Q. In your excellent blog on Toxic America, Part 2, you go into lots of details on taking supplements or avoiding certain chemicals. Are there any veggies at all that can be used to cut the risk of absorption of harmful toxic chemicals, say to prevent cancer.

Yes, there are several. Probably at the top of my list are raw green onions because they contain phenols, the best anti-cancer natural agent there is. I'd say eating about 3 bunches of raw green onions each week puts one in good stead to counteract the worst chemical effects. Indeed, I'm at a loss to understand why more Americans don't avail themselves of this simple remedy- the only objection being maybe their breath (onion) odor. But that's what dentyne is for!

Also high on my list: Broccoli and Brussels sprouts (both lightly steamed). At least each of them, eaten once per week, in conjunction with the supplements I listed!

Q. Thanks for the blogs on the economy! Can I get you to predict where the jobless rate will be next year at this time? - Raymond B., Texarkana, AR

My best guess, if the Republican austerity measures constrain the economy and no further stimulus is forthcoming to lift aggregate demand, is about 12%. And a new recession.

Q. I enjoyed the blogs on Sir A.J. Ayer's near death experience. But I understand that his physician actually said he believed in the divine afterward, contradicting his claim that he retained his atheism. What say you? - Rhonda, K., Madison, Wis.

A. Later accounts (conveniently after Ayer's death, so he couldn't challenge them)by a physician who attended Ayer, made their way into the media and asserted Ayer saw a "Divine Being" but conveniently omitted Ayer's own interpretation of what this meant. Obviously, no hearsay account of Ayer's words can be trusted - which is why Ayer's 1988 Sunday Times' recounting (especially the part about a 'godless afterlife') trumps what the attending physician surmised that he heard.

Or perhaps, the words he imputed to Ayer after he was long gone and unable to defend himself!In any case, Ayer under no circumstances provided ANY cover or fodder for believers to grasp on to.
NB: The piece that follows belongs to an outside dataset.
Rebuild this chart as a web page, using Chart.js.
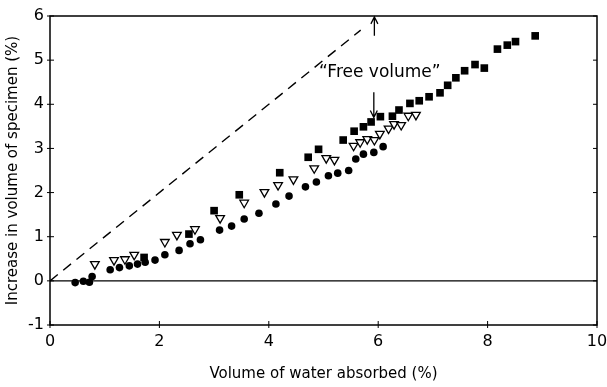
<!DOCTYPE html>
<html>
<head>
<meta charset="utf-8">
<script src="https://cdn.jsdelivr.net/npm/chart.js@4"></script>
<style>
  body { margin: 0; background: #fff; }
  canvas { display: block; }
</style>
</head>
<body>
<canvas id="myChart" width="607" height="387"></canvas>
<script>
// Swelling of the specimens against water taken up (both in %)
var circleX = [0.46, 0.61, 0.72, 0.77, 1.10, 1.27, 1.45, 1.60, 1.74, 1.92, 2.10, 2.36, 2.56, 2.75, 3.10, 3.32, 3.55, 3.82, 4.13, 4.37, 4.67, 4.87, 5.09, 5.26, 5.46, 5.59, 5.73, 5.92, 6.09];
var circleY = [-0.04, -0.01, -0.03, 0.10, 0.25, 0.30, 0.34, 0.38, 0.42, 0.47, 0.59, 0.69, 0.84, 0.93, 1.15, 1.24, 1.40, 1.53, 1.74, 1.92, 2.13, 2.24, 2.38, 2.44, 2.50, 2.76, 2.87, 2.91, 3.04];

var squareX = [1.72, 2.54, 3.00, 3.46, 4.20, 4.72, 4.91, 5.36, 5.56, 5.73, 5.87, 6.04, 6.26, 6.38, 6.58, 6.75, 6.93, 7.13, 7.27, 7.42, 7.58, 7.77, 7.94, 8.18, 8.36, 8.51, 8.87];
var squareY = [0.53, 1.06, 1.59, 1.95, 2.45, 2.80, 2.98, 3.19, 3.39, 3.49, 3.60, 3.72, 3.73, 3.87, 4.02, 4.08, 4.17, 4.26, 4.43, 4.60, 4.76, 4.90, 4.82, 5.25, 5.34, 5.42, 5.55];

var triangleX = [0.82, 1.17, 1.37, 1.54, 2.10, 2.32, 2.65, 3.11, 3.55, 3.92, 4.17, 4.45, 4.83, 5.05, 5.20, 5.55, 5.67, 5.80, 5.93, 6.03, 6.19, 6.29, 6.42, 6.55, 6.69];
var triangleY = [0.38, 0.47, 0.49, 0.59, 0.88, 1.04, 1.17, 1.42, 1.77, 2.01, 2.17, 2.30, 2.55, 2.78, 2.74, 3.06, 3.14, 3.21, 3.19, 3.33, 3.45, 3.55, 3.53, 3.74, 3.76];

// equal-volume reference line (dashed)
var refLineX = [0, 5.68];
var refLineY = [0, 5.68];

var xTicks = [0, 2, 4, 6, 8, 10];
var yTicks = [-1, 0, 1, 2, 3, 4, 5, 6];

// arrows: [x, yFrom, yTo]
var topArrow = [5.93, 5.55, 5.98];
var freeArrow = [5.92, 4.27, 3.70];
var freeLabel = { text: '\u201cFree volume\u201d', x: 6.03, y: 4.72 };

function toPoints(xs, ys) {
  return xs.map(function (x, i) { return { x: x, y: ys[i] }; });
}

function drawArrow(ctx, x, y1, y2) {
  var dir = y2 < y1 ? 1 : -1;
  ctx.beginPath();
  ctx.moveTo(x, y1);
  ctx.lineTo(x, y2);
  ctx.moveTo(x - 3.5, y2 + dir * 7);
  ctx.lineTo(x, y2);
  ctx.lineTo(x + 3.5, y2 + dir * 7);
  ctx.stroke();
}

var framePlugin = {
  id: 'frame',
  beforeDatasetsDraw: function (chart) {
    var ctx = chart.ctx, a = chart.chartArea;
    var y0 = chart.scales.y.getPixelForValue(0);
    ctx.save();
    ctx.strokeStyle = '#000';
    ctx.lineWidth = 1.3;
    ctx.beginPath();
    ctx.moveTo(a.left, y0);
    ctx.lineTo(a.right, y0);
    ctx.stroke();
    ctx.restore();
  },
  afterDatasetsDraw: function (chart) {
    var ctx = chart.ctx, a = chart.chartArea;
    var xs = chart.scales.x, ys = chart.scales.y;
    ctx.save();
    ctx.strokeStyle = '#000';
    ctx.lineWidth = 1.5;
    ctx.strokeRect(a.left, a.top, a.right - a.left, a.bottom - a.top);

    // small tick marks across the axes
    ctx.lineWidth = 1;
    ctx.beginPath();
    yTicks.forEach(function (v) {
      var p = ys.getPixelForValue(v);
      ctx.moveTo(a.left - 3, p); ctx.lineTo(a.left + 4, p);
      ctx.moveTo(a.right - 4, p); ctx.lineTo(a.right, p);
    });
    xTicks.forEach(function (v) {
      var p = xs.getPixelForValue(v);
      ctx.moveTo(p, a.bottom + 3); ctx.lineTo(p, a.bottom - 4);
    });
    ctx.stroke();

    ctx.lineWidth = 1.3;
    drawArrow(ctx, xs.getPixelForValue(topArrow[0]), ys.getPixelForValue(topArrow[1]), ys.getPixelForValue(topArrow[2]));
    drawArrow(ctx, xs.getPixelForValue(freeArrow[0]), ys.getPixelForValue(freeArrow[1]), ys.getPixelForValue(freeArrow[2]));

    ctx.fillStyle = '#000';
    ctx.font = '17px "DejaVu Sans"';
    ctx.textAlign = 'center';
    ctx.textBaseline = 'middle';
    ctx.fillText(freeLabel.text, xs.getPixelForValue(freeLabel.x), ys.getPixelForValue(freeLabel.y));
    ctx.restore();
  }
};

Chart.defaults.font.family = '"DejaVu Sans"';
Chart.defaults.color = '#000';

var ctx = document.getElementById('myChart').getContext('2d');
var myChart = new Chart(ctx, {
  type: 'scatter',
  data: {
    datasets: [
      {
        type: 'line',
        data: toPoints(refLineX, refLineY),
        borderColor: '#000',
        borderWidth: 1.4,
        borderDash: [10, 7],
        pointRadius: 0,
        fill: false
      },
      {
        data: toPoints(circleX, circleY),
        pointStyle: 'circle',
        pointRadius: 3.8,
        backgroundColor: '#000',
        borderColor: '#000',
        borderWidth: 0
      },
      {
        data: toPoints(squareX, squareY),
        pointStyle: 'rect',
        pointRadius: 5.4,
        backgroundColor: '#000',
        borderColor: '#000',
        borderWidth: 0
      },
      {
        data: toPoints(triangleX, triangleY),
        pointStyle: 'triangle',
        rotation: 180,
        pointRadius: 5,
        backgroundColor: '#fff',
        borderColor: '#000',
        borderWidth: 1.3
      }
    ]
  },
  options: {
    responsive: false,
    animation: false,
    layout: { padding: { top: 16, right: 0, left: 0, bottom: 0 } },
    plugins: {
      legend: { display: false },
      tooltip: { enabled: false }
    },
    scales: {
      x: {
        type: 'linear',
        min: 0,
        max: 10,
        afterBuildTicks: function (s) { s.ticks = xTicks.map(function (v) { return { value: v }; }); },
        afterFit: function (s) { s.height = 62; s.paddingRight = 10; s.paddingLeft = 0; },
        grid: { display: false, drawTicks: false },
        border: { display: false },
        ticks: { padding: 7, font: { size: 16 } },
        title: { display: true, text: 'Volume of water absorbed (%)', font: { size: 15 }, padding: { top: 4, bottom: 4 } }
      },
      y: {
        type: 'linear',
        min: -1,
        max: 6,
        afterBuildTicks: function (s) { s.ticks = yTicks.map(function (v) { return { value: v }; }); },
        afterFit: function (s) { s.width = 50; },
        grid: { display: false, drawTicks: false },
        border: { display: false },
        ticks: { padding: 6, font: { size: 16 } },
        title: { display: true, text: 'Increase in volume of specimen (%)', font: { size: 15 }, padding: { top: 4, bottom: 4 } }
      }
    }
  },
  plugins: [framePlugin]
});
</script>
</body>
</html>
So, the only thing astonishing about the episode, is how Xtians have continued to try to use it to peddle their fulsome nonsense.

Whatever experience Ayer did have, along with many others, it is still true that none of these verify a REAL afterlife exists. OR a "divine being". Indeed the nature of any such entity in terms of reported NDEs remains obscure. We know that in the case of severe trauma & oxygen deprivation in the brain, accompanying neural breakdown, as well as the release of endorphins can incite such effects in the visual cortex. There are many many NATURAL explanations before one need invoke a supernatural one, and attending to these avoids committing the logical fallacy of "ignotum per ignotius" or trying to explain the not well understood by the even less well understood.It is ALSO well known that OBEs (Out of Body experiences) are often part of the NDE descriptive-experiential matrix.

More recent research by H. Henrik Ehrsson (University College London) has actually managed to replicate the OBE in subjects. As reported by Ehrsson huimself in his Abstract ('The Experimental Induction of Out-of-Body Experiences'):

"I report an illusion in which individuals experience that they are located outside their physical bodies and looking at their bodies from this perspective. This demonstrates that the experience of being localized within the physical body can be determined by the visual perspective in conjunction with correlated multisensory information from the body. "

This is more reason than ever to distrust ANY subjective claims, whether of OBEs or the NDE. It is also to acknowledge that even as astute a mind as A.J. Ayer's can easily be fooled by what his brain was doing, and in the absence of other empirical data, a whole lot of credulity ought not be invested! Ignotum per ignotius still applies! (i.e. using the most marginal speculations to account for the less well known phenomena)

Fortunately, in his Sunday Times piece Ayer remaned sufficiently aloof from his reportings that nothing exotic or supernatural could really be attributed to them.